DATASET CONTENT
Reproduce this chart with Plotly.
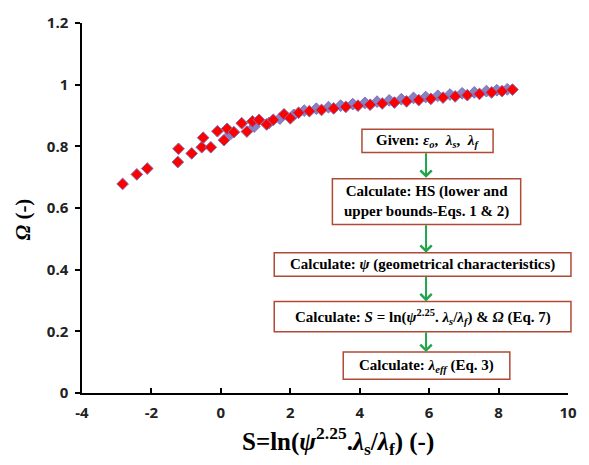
import plotly.graph_objects as go

# ---- data ----
s_red = [-2.83, -2.42, -2.12, -1.24, -1.22, -0.84, -0.55, -0.51, -0.29, -0.10, 0.09, 0.18,
         0.375, 0.60, 0.75, 0.91, 1.10, 1.32, 1.51, 1.82, 2.0, 2.24, 2.55, 2.9, 3.25, 3.6,
         3.95, 4.3, 4.65, 5.0, 5.35, 5.7, 6.05, 6.4, 6.75, 7.1, 7.45, 7.8, 8.1, 8.4]
omega_red = [0.678, 0.709, 0.728, 0.749, 0.792, 0.777, 0.797, 0.828, 0.797, 0.849, 0.820, 0.857,
             0.846, 0.875, 0.848, 0.881, 0.886, 0.871, 0.886, 0.904, 0.891, 0.909, 0.914, 0.918,
             0.923, 0.928, 0.932, 0.935, 0.939, 0.942, 0.946, 0.950, 0.954, 0.958, 0.962, 0.966,
             0.970, 0.975, 0.979, 0.984]

s_blue = [0.28, 0.96, 1.39, 1.7, 2.1, 2.4, 2.75, 3.1, 3.45, 3.8, 4.15, 4.5, 4.85, 5.2, 5.55,
          5.9, 6.25, 6.6, 6.95, 7.3, 7.65, 7.95, 8.25]
omega_blue = [0.840, 0.864, 0.876, 0.890, 0.902, 0.916, 0.922, 0.927, 0.932, 0.937, 0.941, 0.945,
              0.949, 0.953, 0.957, 0.960, 0.964, 0.968, 0.972, 0.975, 0.979, 0.982, 0.985]

x_ticks = [-4, -2, 0, 2, 4, 6, 8, 10]
y_ticks = [0, 0.2, 0.4, 0.6, 0.8, 1, 1.2]
y_tick_labels = ["0", "0.2", "0.4", "0.6", "0.8", "1", "1.2"]

steps = [
    "Given: <i>ε<sub>o</sub></i>,  <i>λ<sub>s</sub></i>,  <i>λ<sub>f</sub></i>",
    "Calculate: HS (lower and<br>upper bounds-Eqs. 1 & 2)",
    "Calculate: <i>ψ</i> (geometrical characteristics)",
    "Calculate: <i>S</i> = ln(<i>ψ</i><sup>2.25</sup>. <i>λ<sub>s</sub></i>/<i>λ<sub>f</sub></i>) & <i>Ω</i> (Eq. 7)",
    "Calculate: <i>λ<sub>eff</sub></i> (Eq. 3)",
]
# box pixel extents (left, top, right, bottom)
boxes_px = [(366, 122, 499, 146), (336, 173, 527, 220), (277, 249, 578, 273),
            (277, 299, 578, 330), (347, 351, 516, 379)]

SERIF = "Liberation Serif"
SANS = "Open Sans"

W, H = 589, 465
ML, MR, MT, MB = 82, 14, 13, 72
PW, PH = W - ML - MR, H - MT - MB


def px(xp):
    return (xp - ML) / PW


def py(yp):
    return (H - MB - yp) / PH


fig = go.Figure()
fig.add_trace(go.Scatter(x=s_blue, y=omega_blue, mode="markers",
                         marker=dict(symbol="diamond", size=9, color="#8a80c4",
                                     line=dict(color="#7a72b8", width=1)),
                         showlegend=False))
fig.add_trace(go.Scatter(x=s_red, y=omega_red, mode="markers",
                         marker=dict(symbol="diamond", size=9, color="#ff0000",
                                     line=dict(color="#7a72b8", width=1)),
                         showlegend=False))

shapes = []
annotations = []
for (l, t, r, b), txt in zip(boxes_px, steps):
    shapes.append(dict(type="rect", xref="paper", yref="paper",
                       x0=px(l), x1=px(r), y0=py(b), y1=py(t),
                       line=dict(color="#b04a36", width=1.5), fillcolor="white", layer="above"))
    annotations.append(dict(xref="paper", yref="paper", x=px((l + r) / 2), y=py((t + b) / 2),
                            text=txt, showarrow=False,
                            xanchor="center", yanchor="middle",
                            font=dict(family=SERIF, size=15, color="black", weight="bold")))

arrows = [(431, 146, 172), (431, 220, 249), (431, 273, 299), (431, 330, 351)]
for x, y0, y1 in arrows:
    annotations.append(dict(xref="paper", yref="paper", x=px(x), y=py(y1),
                            ax=0, ay=-(y1 - y0), axref="pixel", ayref="pixel",
                            text="", showarrow=True, arrowhead=4, arrowsize=1.1,
                            arrowwidth=2, arrowcolor="#1fa64a", standoff=0))

annotations.append(dict(xref="paper", yref="paper", x=px(342), y=py(442),
                        text="S=ln(<i>ψ</i><sup>2.25</sup>.<i>λ</i><sub>s</sub>/<i>λ</i><sub>f</sub>) (-)",
                        showarrow=False, xanchor="center", yanchor="middle",
                        font=dict(family=SERIF, size=25, color="black", weight="bold")))
annotations.append(dict(xref="paper", yref="paper", x=px(22), y=py(215),
                        text="<i>Ω</i> (-)", textangle=-90,
                        showarrow=False, xanchor="center", yanchor="middle",
                        font=dict(family=SERIF, size=21, color="black", weight="bold")))

fig.update_layout(
    width=W, height=H,
    margin=dict(l=ML, r=MR, t=MT, b=MB),
    plot_bgcolor="white", paper_bgcolor="white",
    shapes=shapes, annotations=annotations,
    xaxis=dict(range=[-4, 10], tickvals=x_ticks, ticktext=[str(v) for v in x_ticks],
               showgrid=False, zeroline=False, showline=True, linecolor="black", linewidth=1.5,
               ticks="inside", ticklen=5, tickwidth=1.5, tickcolor="black",
               tickfont=dict(family=SANS, size=15, color="#222", weight="bold"),
               ticklabelstandoff=5, fixedrange=True),
    yaxis=dict(range=[0, 1.2], tickvals=y_ticks, ticktext=y_tick_labels,
               showgrid=False, zeroline=False, showline=True, linecolor="black", linewidth=1.5,
               ticks="outside", ticklen=5, tickwidth=1.5, tickcolor="black",
               tickfont=dict(family=SANS, size=15, color="#222", weight="bold"),
               ticklabelstandoff=4, fixedrange=True),
)

fig.write_html("out.html", config={"displayModeBar": False},
               post_script="document.body.style.margin='0';")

EXERCISE DESCRIPTION
Take the material above from its first line through the line holding "0.970, 0.975, 0.979, 0.984]" and set it down exactly, without the pictures.

PROBLEM SOLUTION
Reproduce this chart with Plotly.
import plotly.graph_objects as go

# ---- data ----
s_red = [-2.83, -2.42, -2.12, -1.24, -1.22, -0.84, -0.55, -0.51, -0.29, -0.10, 0.09, 0.18,
         0.375, 0.60, 0.75, 0.91, 1.10, 1.32, 1.51, 1.82, 2.0, 2.24, 2.55, 2.9, 3.25, 3.6,
         3.95, 4.3, 4.65, 5.0, 5.35, 5.7, 6.05, 6.4, 6.75, 7.1, 7.45, 7.8, 8.1, 8.4]
omega_red = [0.678, 0.709, 0.728, 0.749, 0.792, 0.777, 0.797, 0.828, 0.797, 0.849, 0.820, 0.857,
             0.846, 0.875, 0.848, 0.881, 0.886, 0.871, 0.886, 0.904, 0.891, 0.909, 0.914, 0.918,
             0.923, 0.928, 0.932, 0.935, 0.939, 0.942, 0.946, 0.950, 0.954, 0.958, 0.962, 0.966,
             0.970, 0.975, 0.979, 0.984]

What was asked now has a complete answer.